Bill Hoskyns, a Somerset fruit farmer who in 1958 became the first Briton ever to win a world fencing title, once compared it with learning how to drive.
“When you first try to adjust speed, operate the clutch, remember which foot to put on the brake, use the signals, look in the mirror, watch ahead and do the hand-signs all at the same time, it seems an impossible task,” he said.
“But gradually, and particularly after you have passed the Driving Test, these things become automatic. You don’t have to think about them and can concentrate upon anticipating what the person ahead – or even two cars ahead – is going to do. That’s what it is like in the basics of fencing. You can’t begin to win until you master the technique and begin to think ahead.”
Three different types of sword are used in competitive fencing – the foil, epee and sabre. The foil is the lightest, and the one with which most people learn; it is also the only weapon used by women in competition. Foil fencing is a very popular but complex art. The person attacking has the initiative for scoring – which is allowed only with the point (or ‘button’) of the sword on the trunk of the body. When an attack is parried, the initiative passes to the defender’s riposte, or counter-attack.
The epee corresponds more to the duelling sword beloved of the Three Musketeers and other fictional fencing heroes. It is the same size as the foil, but with a stiffer blade and fighting rules with this weapon are much more simple than with foil.
The epee developed as a training weapon for actual duellists in the 19th century, the men who slapped each other across the face with their gloves and then met at dawn in some misty wood to settle their differences – usually with a doctor in close attendance.
Obviously, with such a deadly history, the object of epee competition is to score a hit without being hit yourself. Modern electric timing apparatus enables the difference in time between hits – which can be made on any part of the body – to be accurately recorded. If both opponents strike each other simultaneously it is recorded as a double hit unless one was made more than 1/25th of a second before the other.
The sabre is a heavier duelling weapon with which scores can be made with the edges as well as the point of the blade, but only on the upper part of the body and the arms. The rules are more complicated than for epee fencing, and a number of judges – usually five – are needed to decide the sequence of hits or cuts.
In all competitive fencing bouts the first to score five hits (four in the case of women) is the winner, but victory must be achieved within a time limit of five or six minutes of actual fencing for each bout.
Fencing as an artistic pastime developed rapidly after the invention of the wire-mesh face mask by a French master fencer named Le Boessiere towards the end of the 18th century. With the addition of padded protective clothing, the less dangerous it was the more popular it became.
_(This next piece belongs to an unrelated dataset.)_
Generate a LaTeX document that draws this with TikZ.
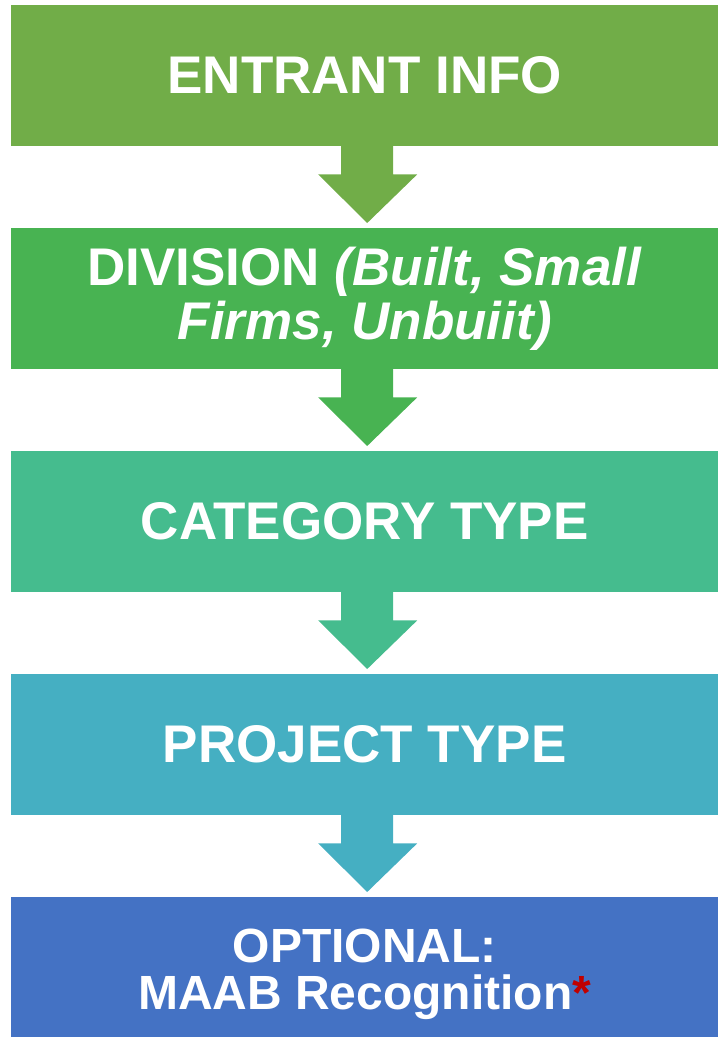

In Britain, the sport had been banned for several centuries as a “ruffianly, brawling exercise” before Henry VIII revived it about 1540 by granting fencing teachers a coat of arms and starting the organisation now known as the Amateur Fencing Association – the ruling body in this country. It is to commemorate the benevolence of Henry VIII that British fencers are awarded a Tudor Rose badge when they reach international status.
Mass fencing contests, held in public, were very popular in the 16th and 17th centuries. A number of experts would gather together and offer to fight all-comers, either one at a time or all together until only one was left. The winner was termed ‘Master of the Stage’. It was at this type of contest that James Figg, the first British boxing champion, introduced bare-knuckle prize-fighting as a diversion. By the end of the 18th century the boxing contests had almost entirely usurped the fencing fights in public popularity.
Arranging sword fights for films or theatres is a specialist job only undertaken by experts. In the days of the great film epics at least one major Hollywood studio, Paramount, employed a full-time “Master at Arms” whose job it was to work out every step and blow of a fight to make the actors look like professional swordsmen. As Errol Flynn said, “If you forget to duck, your career can come to a quick end.”
Working out an exciting fight routine in which the actors slash and thrust at each other up and down stairs, jumping on and off tables, sometimes fighting several opponents at once can take weeks of painstaking work. One film fight-arranger has recalled how all his preparatory work for a long duel was undone when he arrived on the set and found that one of the actors was left-handed.
Because of the constant training required, the speed and agility needed and the heavy clothing used, they say that you never find an overweight fencer. It is also a sport you can practise until well into middle-age; in fact one Hungarian was nearly 50 when he became world champion.